Rosemary Tonks (1928-2014) was a colourful figure in the London literary scene during the 1960s. She published two poetry collections, Notes on Cafés and Bedrooms (Putnam, 1963) and Iliad of Broken Sentences (The Bodley Head, 1967), and six novels, from Opium Fogs (1963) to The Halt During the Chase (1972), wrote for The Observer, The Times, The New York Review of Books, The Listener, The New Statesman and Encounter, and presented poetry programmes for the BBC.

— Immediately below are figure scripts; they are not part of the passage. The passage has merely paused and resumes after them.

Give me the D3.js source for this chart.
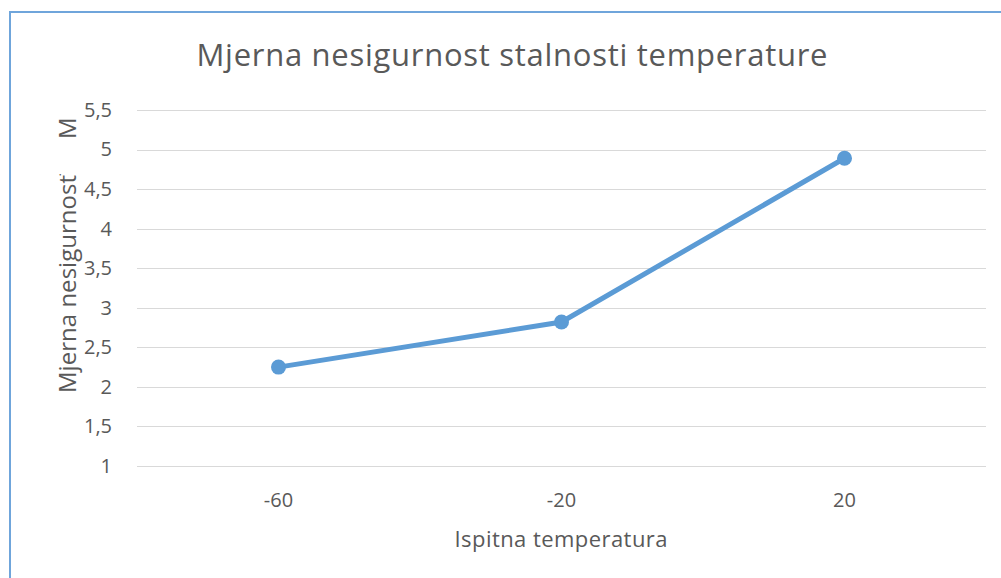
<!DOCTYPE html>
<html>
<head>
<meta charset="utf-8">
<script src="https://cdn.jsdelivr.net/npm/d3@7"></script>
<style>
  body { margin:0; background:#fff; }
  text { font-family: "Open Sans", "Noto Sans", sans-serif; fill:#595959; }
</style>
</head>
<body>
<svg id="chart"></svg>
<script>
const W = 1001, H = 578;

const categories = ['-60', '-20', '20'];
const values = [2.25, 2.82, 4.89];
const yTicks = [1, 1.5, 2, 2.5, 3, 3.5, 4, 4.5, 5, 5.5];

const svg = d3.select('#chart').attr('width', W).attr('height', H);

// chart frame (clipped on right/bottom in the reference)
svg.append('path')
  .attr('d', `M10,${H}V12H${W}`)
  .attr('fill', 'none').attr('stroke', '#6fa5db').attr('stroke-width', 2);

const x = d3.scaleBand().domain(categories).range([137, 986]);
const y = d3.scaleLinear().domain([1, 5.5]).range([466, 110]);

// gridlines
svg.append('g').selectAll('line').data(yTicks).join('line')
  .attr('x1', 137).attr('x2', 986)
  .attr('y1', d => Math.round(y(d)) + .5).attr('y2', d => Math.round(y(d)) + .5)
  .attr('stroke', '#d9d9d9').attr('stroke-width', 1);

// y axis
const yAxis = svg.append('g').attr('transform', 'translate(124,0)')
  .call(d3.axisLeft(y).tickValues(yTicks).tickSize(0).tickPadding(12)
    .tickFormat(d => String(d).replace('.', ',')));
yAxis.select('.domain').remove();
yAxis.attr('font-size', 20).selectAll('text').attr('fill', '#595959');

// x axis
const xAxis = svg.append('g').attr('transform', 'translate(0,466)')
  .call(d3.axisBottom(x).tickSize(0).tickPadding(0));
xAxis.select('.domain').remove();
xAxis.attr('font-size', 20).selectAll('text').attr('fill', '#595959')
  .attr('dy', null).attr('y', 41);

// line
const line = d3.line().x((d, i) => x(categories[i]) + x.bandwidth() / 2).y(d => y(d));
svg.append('path').datum(values)
  .attr('d', line).attr('fill', 'none')
  .attr('stroke', '#5b9bd5').attr('stroke-width', 5).attr('stroke-linecap', 'round');

svg.append('g').selectAll('circle').data(values).join('circle')
  .attr('cx', (d, i) => x(categories[i]) + x.bandwidth() / 2)
  .attr('cy', d => y(d)).attr('r', 7.5).attr('fill', '#5b9bd5');

// titles
svg.append('text').attr('x', 512).attr('y', 66).attr('text-anchor', 'middle')
  .attr('textLength', 631)
  .style('font-size', '31px').text('Mjerna nesigurnost stalnosti temperature');

svg.append('text').attr('x', 561).attr('y', 547).attr('text-anchor', 'middle')
  .attr('textLength', 213)
  .style('font-size', '22px').text('Ispitna temperatura');

const yt = svg.append('text').attr('transform', 'translate(76,0) rotate(-90)')
  .style('font-size', '24px');
yt.append('tspan').attr('x', -393).attr('textLength', 218).text('Mjerna nesigurnost');
yt.append('tspan').attr('x', -176).attr('dy', -6).style('font-size', '14px').text('˙');
yt.append('tspan').attr('x', -139).attr('dy', 6).text('M');
</script>
</body>
</html>
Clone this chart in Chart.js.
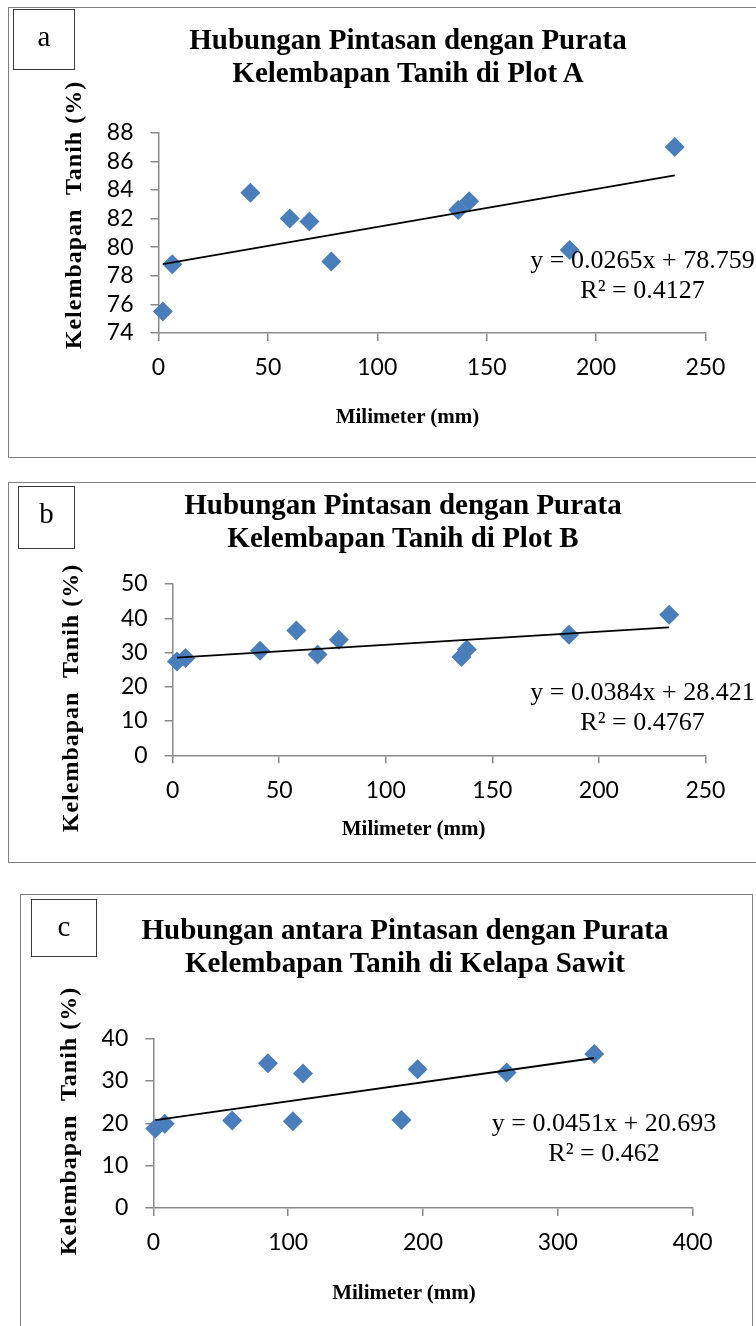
<!DOCTYPE html>
<html>
<head>
<meta charset="utf-8">
<script src="https://cdn.jsdelivr.net/npm/chart.js@4.4.1/dist/chart.umd.min.js"></script>
<style>
  html, body { margin: 0; padding: 0; width: 756px; height: 1326px; overflow: hidden; background: #fff; }
  .frame { position: absolute; border: 1px solid #7f7f7f; box-sizing: border-box; }
  canvas { position: absolute; left: 0; }
  .tx { position: absolute; font-family: "Liberation Serif", "Times New Roman", serif; color: #000; white-space: pre; }
  .title { font-weight: bold; font-size: 29px; line-height: 33px; text-align: center; width: 600px; }
  .tag { border: 1px solid #3a3a3a; box-sizing: border-box; font-size: 29px; line-height: 29px; text-align: center; padding-top: 12.4px; }
  .eq { font-size: 26px; line-height: 30px; text-align: center; width: 320px; }
  .xt { font-weight: bold; font-size: 21px; line-height: 21px; text-align: center; width: 300px; }
  .yt { font-weight: bold; font-size: 24px; line-height: 24px; letter-spacing: 1px; transform: translate(-50%, -50%) rotate(-90deg); }
</style>
</head>
<body>

<!-- panel frames -->
<div class="frame" style="left:8px; top:7px; width:800px; height:451px;"></div>
<div class="frame" style="left:8px; top:482px; width:800px; height:381px;"></div>
<div class="frame" style="left:20px; top:894px; width:733px; height:500px;"></div>

<canvas id="chartA" width="756" height="460" style="top:0px;"></canvas>
<canvas id="chartB" width="756" height="400" style="top:470px;"></canvas>
<canvas id="chartC" width="756" height="436" style="top:890px;"></canvas>

<!-- panel a -->
<div class="tx tag" style="left:13px; top:9px; width:62px; height:61px;">a</div>
<div class="tx title" style="left:108px; top:23px;">Hubungan Pintasan dengan Purata
Kelembapan Tanih di Plot A</div>
<div class="tx yt" style="left:73.4px; top:215px;">Kelembapan  Tanih (%)</div>
<div class="tx xt" style="left:257.5px; top:406.4px;">Milimeter (mm)</div>
<div class="tx eq" style="left:482.5px; top:245.2px;">y = 0.0265x + 78.759
R² = 0.4127</div>

<!-- panel b -->
<div class="tx tag" style="left:18px; top:486px; width:57px; height:63px;">b</div>
<div class="tx title" style="left:103px; top:487.7px;">Hubungan Pintasan dengan Purata
Kelembapan Tanih di Plot B</div>
<div class="tx yt" style="left:70.4px; top:698px;">Kelembapan  Tanih (%)</div>
<div class="tx xt" style="left:263.6px; top:818.4px;">Milimeter (mm)</div>
<div class="tx eq" style="left:482.5px; top:677px;">y = 0.0384x + 28.421
R² = 0.4767</div>

<!-- panel c -->
<div class="tx tag" style="left:31px; top:899px; width:66px; height:58px;">c</div>
<div class="tx title" style="left:105px; top:913px;">Hubungan antara Pintasan dengan Purata
Kelembapan Tanih di Kelapa Sawit</div>
<div class="tx yt" style="left:68.4px; top:1121px;">Kelembapan  Tanih (%)</div>
<div class="tx xt" style="left:254px; top:1281.7px;">Milimeter (mm)</div>
<div class="tx eq" style="left:444px; top:1108px;">y = 0.0451x + 20.693
R² = 0.462</div>

<script>
// Plot A
const plotAX = [2, 6.3, 42, 60, 69, 79, 137, 142, 188, 236];
const plotAY = [75.5, 78.8, 83.8, 82.0, 81.8, 79.0, 82.6, 83.2, 79.8, 87.0];
const plotATrend = [0.0265, 78.759];          // slope, intercept
const plotAXAxis = [0, 250, 50];              // min, max, step
const plotAYAxis = [74, 88, 2];

// Plot B
const plotBX = [2, 6, 41, 58, 68, 78, 135.5, 138, 186, 233];
const plotBY = [27.4, 28.4, 30.5, 36.4, 29.4, 33.7, 28.7, 30.9, 35.2, 41.0];
const plotBTrend = [0.0384, 28.421];
const plotBXAxis = [0, 250, 50];
const plotBYAxis = [0, 50, 10];

// Kelapa sawit
const sawitX = [1.5, 8.5, 58.5, 85, 103.5, 111, 184, 196, 262, 327];
const sawitY = [18.8, 19.9, 20.7, 34.2, 20.5, 31.8, 20.8, 32.8, 32.0, 36.4];
const sawitTrend = [0.0451, 20.693];
const sawitXAxis = [0, 400, 100];
const sawitYAxis = [0, 40, 10];

const AXIS_GRAY = '#898989';
const POINT_BLUE = '#4A7EBB';
const tickFont = { family: 'Lato', size: 23 };

function axisOpts(range, pad, fitKey, fitVal) {
  return {
    type: 'linear',
    min: range[0], max: range[1],
    ticks: { stepSize: range[2], autoSkip: false, color: '#000', font: tickFont, padding: pad },
    grid: { drawOnChartArea: false, drawTicks: true, tickLength: 8, color: AXIS_GRAY, lineWidth: 1.5 },
    border: { display: true, color: AXIS_GRAY, width: 1.5 },
    afterFit: (s) => { s[fitKey] = fitVal; },
  };
}

function scatterChart(id, xs, ys, trend, xAxis, yAxis, padding) {
  const pts = xs.map((x, i) => ({ x, y: ys[i] }));
  const x0 = Math.min(...xs), x1 = Math.max(...xs);
  const line = [x0, x1].map((x) => ({ x, y: trend[0] * x + trend[1] }));
  return new Chart(document.getElementById(id), {
    type: 'scatter',
    data: {
      datasets: [
        { data: line, showLine: true, borderColor: '#000', borderWidth: 1.8, pointRadius: 0, order: 0, clip: false },
        { data: pts, pointStyle: 'rectRot', pointRadius: 10, backgroundColor: POINT_BLUE, borderWidth: 0, order: 1, clip: false },
      ],
    },
    options: {
      responsive: false, animation: false, devicePixelRatio: 1,
      layout: { padding },
      plugins: { legend: { display: false }, tooltip: { enabled: false } },
      scales: {
        x: axisOpts(xAxis, 13, 'height', 60),
        y: axisOpts(yAxis, 17, 'width', 80),
      },
    },
  });
}

scatterChart('chartA', plotAX, plotAY, plotATrend, plotAXAxis, plotAYAxis,
  { left: 78.5, top: 132.7, right: 50.6, bottom: 67 });
scatterChart('chartB', plotBX, plotBY, plotBTrend, plotBXAxis, plotBYAxis,
  { left: 92.7, top: 114, right: 50.6, bottom: 54.7 });
scatterChart('chartC', sawitX, sawitY, sawitTrend, sawitXAxis, sawitYAxis,
  { left: 73.3, top: 148.7, right: 63.3, bottom: 58 });
</script>
</body>
</html>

Following the death of her mother, a crisis of religious faith, her divorce and nearly losing her sight, she renounced literature, suppressed her own books, left London for Bournemouth and cut herself off from family and friends. After travelling to Jerusalem in 1981 to be baptised by the River Jordan, she created a new identity for herself, her whereabouts known only to family. Thought to be living somewhere as a recluse, she was in fact continuing to inhabit cafes and parks, and was active as a silent, often solitary evangelist working outside any church, giving out Bibles in London and Bournemouth. In 2009 she was the subject of Brian Patten's BBC radio documentary The Poet Who Vanished. All her published poetry was made available for the first time in over 40 years in Bedouin of the London Evening: Collected Poems, published by Bloodaxe Books in October 2014. This edition also includes a small selection of her prose. A second edition with an expanded introduction and an additional prose piece was issued in 2016.